> _Written problem_: Quote all of the data exactly as given. Skip every picture it contains.
====================
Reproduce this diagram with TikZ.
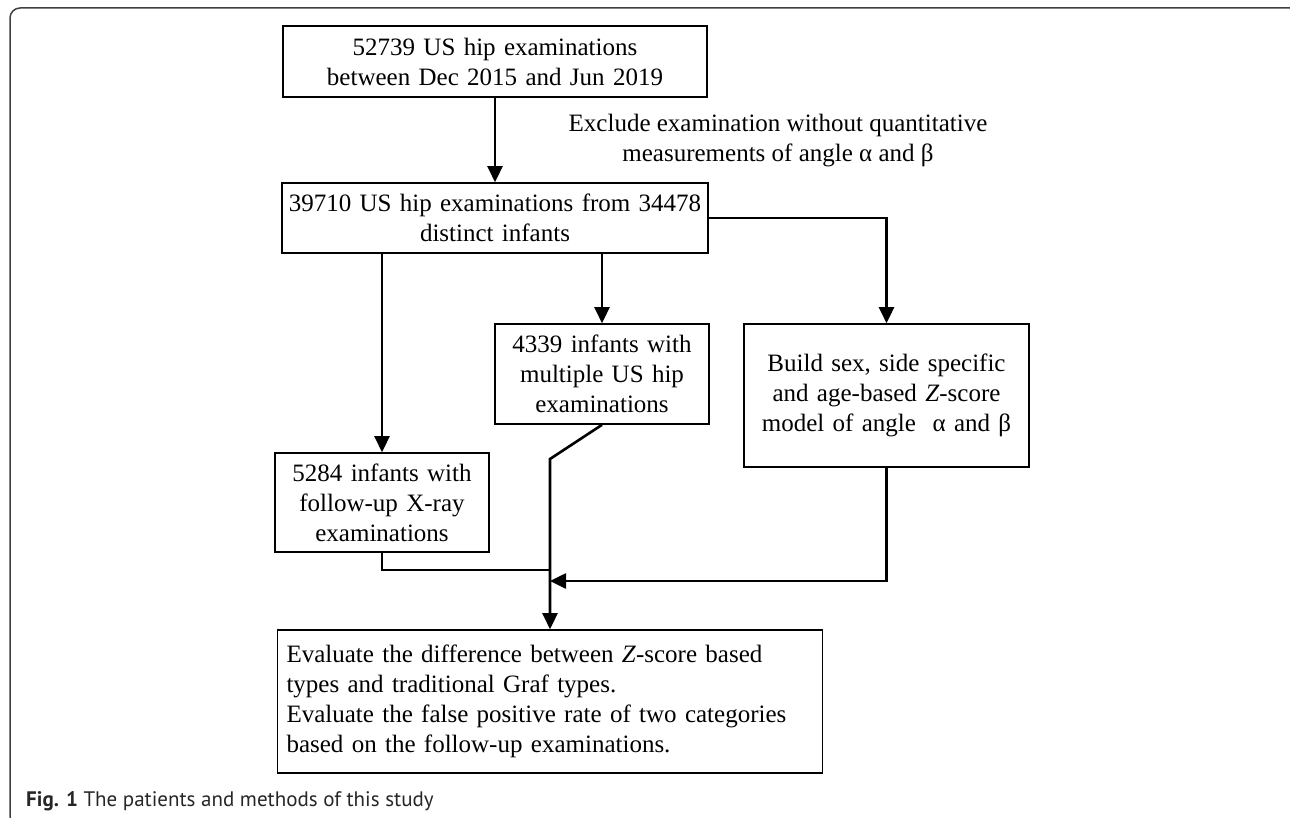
\documentclass[tikz,border=0pt]{standalone}
\usepackage{fontspec}
\setmainfont{Liberation Serif}
\newfontfamily\capfont{PT Sans}
\usetikzlibrary{arrows.meta}
\begin{document}
\begin{tikzpicture}[x=1pt,y=-1pt,
  box/.style={draw, line width=1.6pt, inner sep=0pt, align=center, font=\fontsize{25}{30}\selectfont},
  conn/.style={line width=2.6pt},
  arr/.style={conn, -{Triangle[length=16pt 0 0,width=15pt 0 0]}},
  frame/.style={black!75, line width=1.5pt, rounded corners=10pt}
  ]
\useasboundingbox (0,0) rectangle (1290,818);
\begin{scope}
\clip (0,0) rectangle (1290,818);
\draw[frame] (10,8) rectangle (1300,826);
\end{scope}

\node[box, text width=424pt, minimum height=71pt] (top) at (495,61.5) {52739 US hip examinations\\between Dec 2015 and Jun 2019};
\node[inner sep=0pt, align=center, font=\fontsize{25}{30}\selectfont] (excl) at (778,141) {Exclude examination without quantitative\\measurements of angle α and β};
\node[box, text width=426pt, minimum height=70pt] (b2) at (495,218) {39710 US hip examinations from 34478\\distinct infants};
\node[box, text width=214pt, minimum height=99pt] (b5284) at (382,502.5) {5284 infants with\\follow-up X-ray\\examinations};
\node[box, text width=214pt, minimum height=100pt] (b4339) at (602,374) {4339 infants with\\multiple US hip\\examinations};
\node[box, text width=285pt, minimum height=143pt] (build) at (886.5,395.5) {Build sex, side specific\\and age-based \textit{Z}-score\\model of angle~ α and β};
\node[box, text width=527pt, inner xsep=9pt, align=left, minimum height=143pt] (final) at (550,701.5) {Evaluate the difference between \textit{Z}-score based\\types and traditional Graf types.\\Evaluate the false positive rate of two categories\\based on the follow-up examinations.};

\coordinate (kink) at (550,459);
\coordinate (j1) at (550,570);
\coordinate (j2) at (550,581);

\draw[arr] (top.south) -- (b2.north);
\draw[arr] (b2.south -| b5284.north) -- (b5284.north);
\draw[arr] (b2.south -| b4339.north) -- (b4339.north);
\draw[arr] (b2.east) -| (build.north);
\draw[arr] (b4339.south) -- (kink) -- (final.north);
\draw[conn] (b5284.south) |- (j1);
\draw[arr] (build.south) |- (j2);

\node[anchor=base west, inner sep=0pt, font=\capfont\fontsize{21}{25}\selectfont, text=black!85] (cap) at (26,806) {\textbf{Fig. 1} The patients and methods of this study};
\end{tikzpicture}
\end{document}
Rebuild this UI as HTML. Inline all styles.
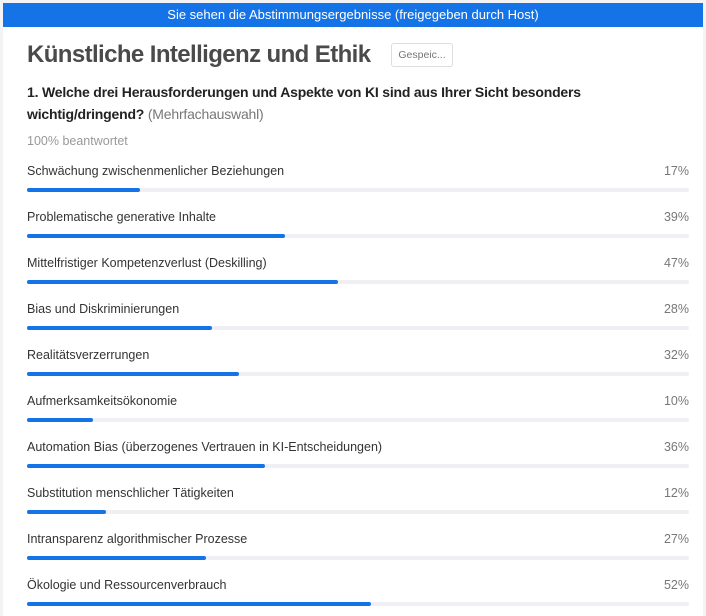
<!DOCTYPE html>
<html><head><meta charset="utf-8"><style>
html,body{margin:0;padding:0;width:706px;height:616px;overflow:hidden;background:#f3f3f5;font-family:"Liberation Sans",sans-serif;}
.card{position:absolute;left:3px;top:3px;width:700px;height:613px;background:#fff;}
.banner{position:absolute;left:0;top:0;width:700px;height:24px;background:#1473e6;color:#fff;font-size:13px;line-height:24px;text-align:center;}
.title{position:absolute;left:24px;top:38px;font-size:24px;font-weight:bold;color:#4a4a4a;letter-spacing:-0.6px;}
.badge{position:absolute;left:388px;top:40px;width:60px;height:22px;border:1px solid #ddd;border-radius:3px;font-size:10.5px;color:#777;line-height:22px;text-align:center;}
.q{position:absolute;left:24px;top:78px;width:600px;font-size:14px;font-weight:bold;color:#222;line-height:22px;letter-spacing:-0.2px;}
.q span{font-weight:normal;color:#777;}
.ans{position:absolute;left:24px;top:131px;font-size:12.5px;color:#999;}
.row{position:absolute;left:24px;width:662px;}
.lab{position:absolute;left:0;top:1px;font-size:12.5px;color:#333;white-space:nowrap;}
.pct{position:absolute;right:0;top:1px;font-size:12.5px;color:#777;}
.track{position:absolute;left:0;top:25px;width:662px;height:4px;background:#f0f0f4;border-radius:2px;}
.fill{height:4px;background:#1473e6;border-radius:2px;}
</style></head><body>
<div class="card">
<div class="banner">Sie sehen die Abstimmungsergebnisse (freigegeben durch Host)</div>
<div class="title">Künstliche Intelligenz und Ethik</div>
<div class="badge">Gespeic...</div>
<div class="q">1. Welche drei Herausforderungen und Aspekte von KI sind aus Ihrer Sicht besonders wichtig/dringend? <span>(Mehrfachauswahl)</span></div>
<div class="ans">100% beantwortet</div>
<div class="row" style="top:160px"><div class="lab">Schwächung zwischenmenlicher Beziehungen</div><div class="pct">17%</div><div class="track"><div class="fill" style="width:113px"></div></div></div>
<div class="row" style="top:206px"><div class="lab">Problematische generative Inhalte</div><div class="pct">39%</div><div class="track"><div class="fill" style="width:258px"></div></div></div>
<div class="row" style="top:252px"><div class="lab">Mittelfristiger Kompetenzverlust (Deskilling)</div><div class="pct">47%</div><div class="track"><div class="fill" style="width:311px"></div></div></div>
<div class="row" style="top:298px"><div class="lab">Bias und Diskriminierungen</div><div class="pct">28%</div><div class="track"><div class="fill" style="width:185px"></div></div></div>
<div class="row" style="top:344px"><div class="lab">Realitätsverzerrungen</div><div class="pct">32%</div><div class="track"><div class="fill" style="width:212px"></div></div></div>
<div class="row" style="top:390px"><div class="lab">Aufmerksamkeitsökonomie</div><div class="pct">10%</div><div class="track"><div class="fill" style="width:66px"></div></div></div>
<div class="row" style="top:436px"><div class="lab">Automation Bias (überzogenes Vertrauen in KI-Entscheidungen)</div><div class="pct">36%</div><div class="track"><div class="fill" style="width:238px"></div></div></div>
<div class="row" style="top:482px"><div class="lab">Substitution menschlicher Tätigkeiten</div><div class="pct">12%</div><div class="track"><div class="fill" style="width:79px"></div></div></div>
<div class="row" style="top:528px"><div class="lab">Intransparenz algorithmischer Prozesse</div><div class="pct">27%</div><div class="track"><div class="fill" style="width:179px"></div></div></div>
<div class="row" style="top:574px"><div class="lab">Ökologie und Ressourcenverbrauch</div><div class="pct">52%</div><div class="track"><div class="fill" style="width:344px"></div></div></div>
</div>
</body></html>
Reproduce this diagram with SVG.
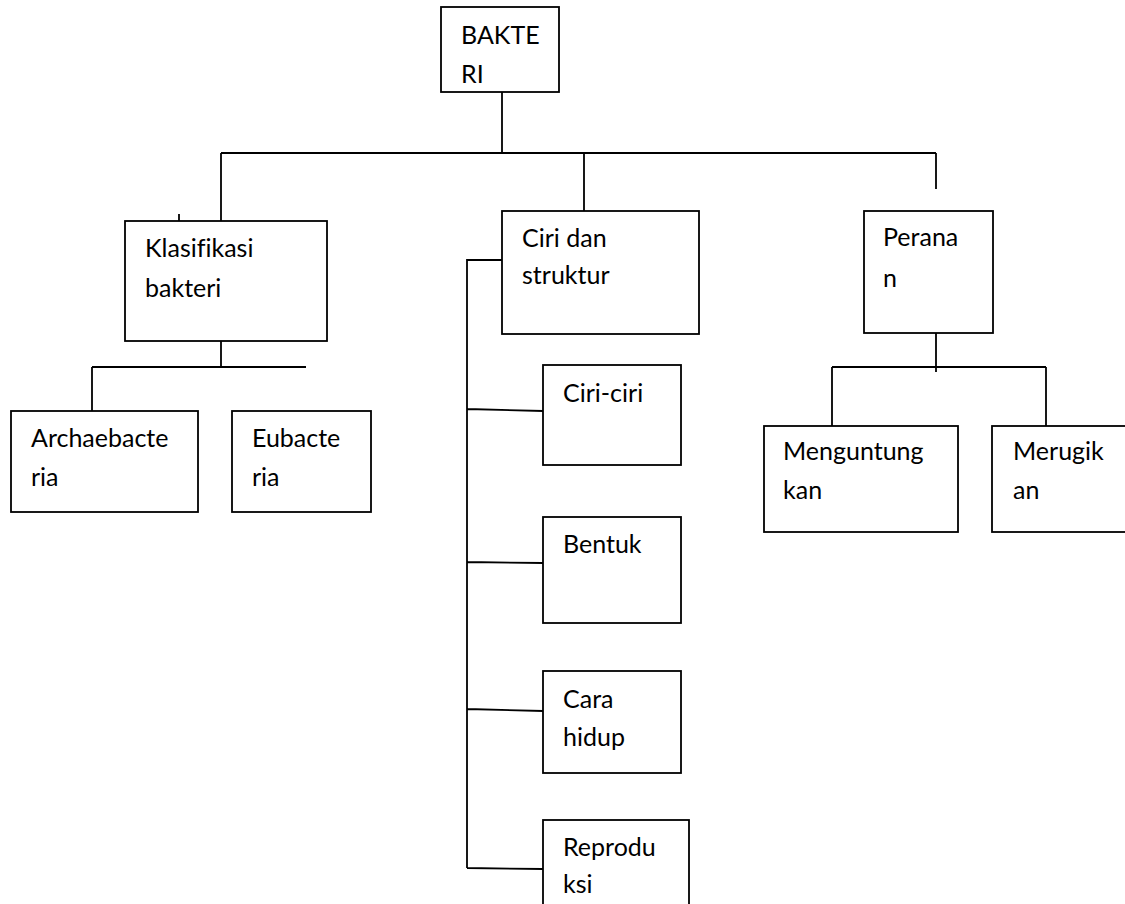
====================
> _Result for this task_:
Reproduce this diagram with TikZ.
\documentclass[tikz,border=0pt]{standalone}
\usepackage{fontspec}
\setmainfont{Liberation Serif}
\newfontfamily\capfont{PT Sans}
\usetikzlibrary{arrows.meta}
\begin{document}
\begin{tikzpicture}[x=1pt,y=-1pt,
  box/.style={draw, line width=1.6pt, inner sep=0pt, align=center, font=\fontsize{25}{30}\selectfont},
  conn/.style={line width=2.6pt},
  arr/.style={conn, -{Triangle[length=16pt 0 0,width=15pt 0 0]}},
  frame/.style={black!75, line width=1.5pt, rounded corners=10pt}
  ]
\useasboundingbox (0,0) rectangle (1290,818);
\begin{scope}
\clip (0,0) rectangle (1290,818);
\draw[frame] (10,8) rectangle (1300,826);
\end{scope}

\node[box, text width=424pt, minimum height=71pt] (top) at (495,61.5) {52739 US hip examinations\\between Dec 2015 and Jun 2019};
\node[inner sep=0pt, align=center, font=\fontsize{25}{30}\selectfont] (excl) at (778,141) {Exclude examination without quantitative\\measurements of angle α and β};
\node[box, text width=426pt, minimum height=70pt] (b2) at (495,218) {39710 US hip examinations from 34478\\distinct infants};
\node[box, text width=214pt, minimum height=99pt] (b5284) at (382,502.5) {5284 infants with\\follow-up X-ray\\examinations};
\node[box, text width=214pt, minimum height=100pt] (b4339) at (602,374) {4339 infants with\\multiple US hip\\examinations};
\node[box, text width=285pt, minimum height=143pt] (build) at (886.5,395.5) {Build sex, side specific\\and age-based \textit{Z}-score\\model of angle~ α and β};
\node[box, text width=527pt, inner xsep=9pt, align=left, minimum height=143pt] (final) at (550,701.5) {Evaluate the difference between \textit{Z}-score based\\types and traditional Graf types.\\Evaluate the false positive rate of two categories\\based on the follow-up examinations.};

\coordinate (kink) at (550,459);
\coordinate (j1) at (550,570);
\coordinate (j2) at (550,581);

\draw[arr] (top.south) -- (b2.north);
\draw[arr] (b2.south -| b5284.north) -- (b5284.north);
\draw[arr] (b2.south -| b4339.north) -- (b4339.north);
\draw[arr] (b2.east) -| (build.north);
\draw[arr] (b4339.south) -- (kink) -- (final.north);
\draw[conn] (b5284.south) |- (j1);
\draw[arr] (build.south) |- (j2);

\node[anchor=base west, inner sep=0pt, font=\capfont\fontsize{21}{25}\selectfont, text=black!85] (cap) at (26,806) {\textbf{Fig. 1} The patients and methods of this study};
\end{tikzpicture}
\end{document}
Rebuild this UI as HTML. Inline all styles.
<!DOCTYPE html>
<html><head><meta charset="utf-8"><style>
html,body{margin:0;padding:0;width:706px;height:616px;overflow:hidden;background:#f3f3f5;font-family:"Liberation Sans",sans-serif;}
.card{position:absolute;left:3px;top:3px;width:700px;height:613px;background:#fff;}
.banner{position:absolute;left:0;top:0;width:700px;height:24px;background:#1473e6;color:#fff;font-size:13px;line-height:24px;text-align:center;}
.title{position:absolute;left:24px;top:38px;font-size:24px;font-weight:bold;color:#4a4a4a;letter-spacing:-0.6px;}
.badge{position:absolute;left:388px;top:40px;width:60px;height:22px;border:1px solid #ddd;border-radius:3px;font-size:10.5px;color:#777;line-height:22px;text-align:center;}
.q{position:absolute;left:24px;top:78px;width:600px;font-size:14px;font-weight:bold;color:#222;line-height:22px;letter-spacing:-0.2px;}
.q span{font-weight:normal;color:#777;}
.ans{position:absolute;left:24px;top:131px;font-size:12.5px;color:#999;}
.row{position:absolute;left:24px;width:662px;}
.lab{position:absolute;left:0;top:1px;font-size:12.5px;color:#333;white-space:nowrap;}
.pct{position:absolute;right:0;top:1px;font-size:12.5px;color:#777;}
.track{position:absolute;left:0;top:25px;width:662px;height:4px;background:#f0f0f4;border-radius:2px;}
.fill{height:4px;background:#1473e6;border-radius:2px;}
</style></head><body>
<div class="card">
<div class="banner">Sie sehen die Abstimmungsergebnisse (freigegeben durch Host)</div>
<div class="title">Künstliche Intelligenz und Ethik</div>
<div class="badge">Gespeic...</div>
<div class="q">1. Welche drei Herausforderungen und Aspekte von KI sind aus Ihrer Sicht besonders wichtig/dringend? <span>(Mehrfachauswahl)</span></div>
<div class="ans">100% beantwortet</div>
<div class="row" style="top:160px"><div class="lab">Schwächung zwischenmenlicher Beziehungen</div><div class="pct">17%</div><div class="track"><div class="fill" style="width:113px"></div></div></div>
<div class="row" style="top:206px"><div class="lab">Problematische generative Inhalte</div><div class="pct">39%</div><div class="track"><div class="fill" style="width:258px"></div></div></div>
<div class="row" style="top:252px"><div class="lab">Mittelfristiger Kompetenzverlust (Deskilling)</div><div class="pct">47%</div><div class="track"><div class="fill" style="width:311px"></div></div></div>
<div class="row" style="top:298px"><div class="lab">Bias und Diskriminierungen</div><div class="pct">28%</div><div class="track"><div class="fill" style="width:185px"></div></div></div>
<div class="row" style="top:344px"><div class="lab">Realitätsverzerrungen</div><div class="pct">32%</div><div class="track"><div class="fill" style="width:212px"></div></div></div>
<div class="row" style="top:390px"><div class="lab">Aufmerksamkeitsökonomie</div><div class="pct">10%</div><div class="track"><div class="fill" style="width:66px"></div></div></div>
<div class="row" style="top:436px"><div class="lab">Automation Bias (überzogenes Vertrauen in KI-Entscheidungen)</div><div class="pct">36%</div><div class="track"><div class="fill" style="width:238px"></div></div></div>
<div class="row" style="top:482px"><div class="lab">Substitution menschlicher Tätigkeiten</div><div class="pct">12%</div><div class="track"><div class="fill" style="width:79px"></div></div></div>
<div class="row" style="top:528px"><div class="lab">Intransparenz algorithmischer Prozesse</div><div class="pct">27%</div><div class="track"><div class="fill" style="width:179px"></div></div></div>
<div class="row" style="top:574px"><div class="lab">Ökologie und Ressourcenverbrauch</div><div class="pct">52%</div><div class="track"><div class="fill" style="width:344px"></div></div></div>
</div>
</body></html>
Reproduce this diagram with SVG.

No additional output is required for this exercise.